Dr.Walid Elsherbiny Banking Expert & Lecturer at the American University in Cairo .
Certified in Risk Management from the Chartered Institute of Bankers Edinburgh – Uk ; Certified in Core Credit Management from New York Institute of Finance – USA.
Artificial Intelligence (AI) is rapidly proving to be a game-changer across numerous industries,and the financial sector at large ; particularly banking is certainly no exception for this revolution .
In the critical field of credit risk management, AI possesses the unprecedented capability to analyze and interpret vast quantities of data, leading to far more accurate risk prediction, streamlined operational procedures, and ultimately, significantly better decision-making.
Unlocking Future Opportunities
The compelling future applications of AI in this space are clear and numerous.
The technology enables in-depth data analysis by sifting through massive volumes of data related to credit risk, including detailed customer profiles, broad market trends, and complex macroeconomic indicators.
This is crucial because AI can pinpoint hidden patterns that would likely elude human analysts, resulting in profoundly more accurate and nuanced risk assessments.

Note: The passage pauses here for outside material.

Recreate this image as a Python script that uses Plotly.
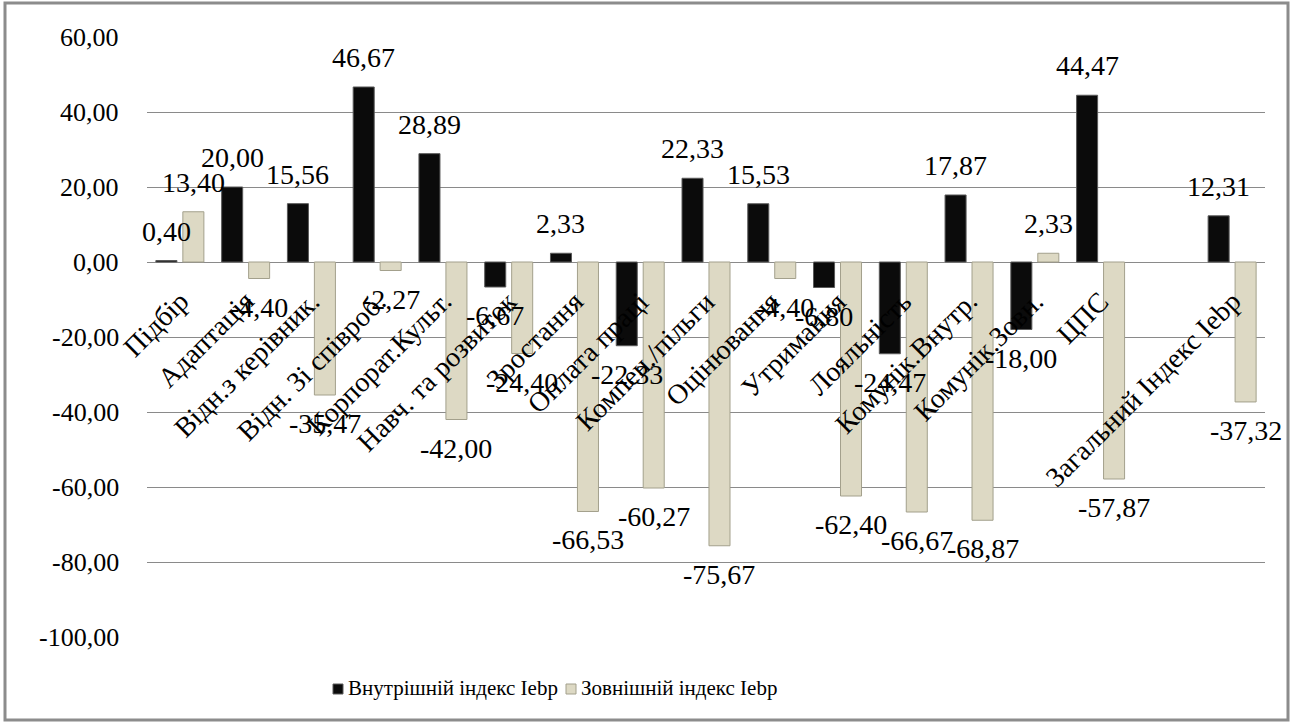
import plotly.graph_objects as go

# Index components (one empty slot before the overall index)
categories = [
    "Підбір", "Адаптація", "Відн.з керівник.", "Відн. Зі співроб.",
    "Корпорат.Культ.", "Навч. та розвиток", "Зростання", "Оплата праці",
    "Компен./пільги", "Оцінювання", "Утримання", "Лояльність",
    "Комунік.Внутр.", "Комунік.Зовн.", "ЦПС", "", "Загальний Індекс Iebp",
]
internal_index = [0.40, 20.00, 15.56, 46.67, 28.89, -6.67, 2.33, -22.33,
                  22.33, 15.53, -6.80, -24.47, 17.87, -18.00, 44.47, None, 12.31]
external_index = [13.40, -4.40, -35.47, -2.27, -42.00, -24.40, -66.53, -60.27,
                  -75.67, -4.40, -62.40, -66.67, -68.87, 2.33, -57.87, None, -37.32]
series_names = ["Внутрішній індекс Iebp", "Зовнішній індекс Iebp"]
y_ticks = [60, 40, 20, 0, -20, -40, -60, -80, -100]

FONT = "Liberation Serif"
W, H = 1294, 725
L, R, T, B = 147, 29, 37, 88
BARGAP = 0.18

pw, ph = W - L - R, H - T - B


def fmt(v):
    return "" if v is None else f"{v:.2f}".replace(".", ",")


def px_x(p):
    return (p - L) / pw


def px_y(p):
    return (H - B - p) / ph


x = list(range(len(categories)))
series = [
    (internal_index, series_names[0], "#0b0b0b", "#5a5a5a"),
    (external_index, series_names[1], "#ddd9c4", "#a3a08c"),
]

fig = go.Figure()
for vals, name, fill, edge in series:
    fig.add_trace(go.Bar(
        x=x, y=vals, name=name, showlegend=False,
        marker=dict(color=fill, line=dict(color=edge, width=1)),
    ))

# Value labels at the outer end of each bar
slot = (1 - BARGAP) / 2
for k, (vals, _, _, _) in enumerate(series):
    dx = (k - 0.5) * slot
    for i, v in enumerate(vals):
        if v is None:
            continue
        fig.add_annotation(
            x=i + dx, y=v, xref="x", yref="y", text=fmt(v), showarrow=False,
            xanchor="center", yanchor="bottom" if v >= 0 else "top",
            yshift=12 if v >= 0 else -11,
            font=dict(family=FONT, size=28, color="#000"),
        )

# Rotated category labels hanging from the zero line
for i, name in enumerate(categories):
    if not name:
        continue
    fig.add_annotation(
        x=i, y=0, xref="x", yref="y", text=name, showarrow=False,
        textangle=-45, xanchor="right", yanchor="top",
        xshift=17, yshift=-21,
        font=dict(family=FONT, size=28, color="#000"),
    )

# Y tick labels with decimal comma
for v in y_ticks:
    fig.add_annotation(
        x=0, y=v, xref="paper", yref="y", text=fmt(v), showarrow=False,
        xanchor="right", yanchor="middle", xshift=-26,
        font=dict(family=FONT, size=26, color="#000"),
    )

# Legend below the plot
legend_items = [(series_names[0], "#0b0b0b", "#5a5a5a", 333),
                (series_names[1], "#ddd9c4", "#a3a08c", 566)]
for name, fill, edge, left in legend_items:
    fig.add_shape(
        type="rect", xref="paper", yref="paper",
        x0=px_x(left), x1=px_x(left + 10), y0=px_y(694), y1=px_y(684),
        fillcolor=fill, line=dict(color=edge, width=1),
    )
    fig.add_annotation(
        x=px_x(left + 13), y=px_y(688), xref="paper", yref="paper",
        text=name, showarrow=False, xanchor="left", yanchor="middle",
        font=dict(family=FONT, size=21, color="#000"),
    )

# Outer frame around the whole chart
fig.add_shape(
    type="rect", xref="paper", yref="paper",
    x0=px_x(5), x1=px_x(1288), y0=px_y(720), y1=px_y(3),
    line=dict(color="#8c8c8c", width=3), fillcolor="rgba(0,0,0,0)", layer="below",
)

fig.update_layout(
    template="none",
    width=W, height=H,
    margin=dict(l=L, r=R, t=T, b=B, pad=0),
    paper_bgcolor="white", plot_bgcolor="white",
    barmode="group", bargap=BARGAP, bargroupgap=0.22,
    font=dict(family=FONT, size=26, color="#000"),
    showlegend=False,
    xaxis=dict(
        range=[-0.5, len(categories) - 0.5], showticklabels=False,
        showgrid=False, zeroline=False, ticks="",
    ),
    yaxis=dict(
        range=[-100, 60], tickvals=y_ticks, showticklabels=False,
        showgrid=True, gridcolor="#8a8a8a", gridwidth=1,
        zeroline=True, zerolinecolor="#8a8a8a", zerolinewidth=1,
        ticks="", showline=False,
    ),
)

fig.write_html("out.html")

Furthermore, AI facilitates widespread process automation. Many of the repetitive, routine tasks inherent in credit risk management—such as evaluating loan applications and scrutinizing contract details—can be automated.
This allows banks to save valuable time and resources, freeing up skilled employees to concentrate their efforts on more challenging and strategic tasks. Finally, AI ensures a rapid response capability. By processing data in real-time, it can react swiftly to shifts in market conditions, helping banks manage emerging risks more proactively and thus limiting potential financial losses.
Navigating Potential Risks
Despite its promise, the adoption of AI is not without its own set of challenges and future risks.
One primary concern is the potential for over-reliance.
Excessive dependence on these systems could lead to problems if the AI is trained on inaccurate data or if the models themselves contain inherent biases.
Therefore, it is essential for banks to maintain robust contingency plans should their AI systems fail or deliver faulty results.
Moreover, the increased utilization of AI naturally escalates the risks surrounding privacy and security. Banks are under strict obligation to ensure that highly sensitive customer data is protected at all costs from any unauthorized access or breaches. Lastly, there is the practical issue of implementation cost. The investment required to deploy sophisticated AI systems is expected to be substantial, a factor that might not be financially justifiable for every institution in the sector.
Conclusion
Ultimately, Artificial Intelligence holds the power to fundamentally revolutionize credit risk management throughout the banking industry.
However, to harness this potential successfully, banks must proceed with caution, recognizing the potential pitfalls and taking decisive action to mitigate them.
Through the prudent, measured, and strategic use of AI, financial institutions can markedly improve their financial resilience and manage risks with greater precision and effectiveness than ever before.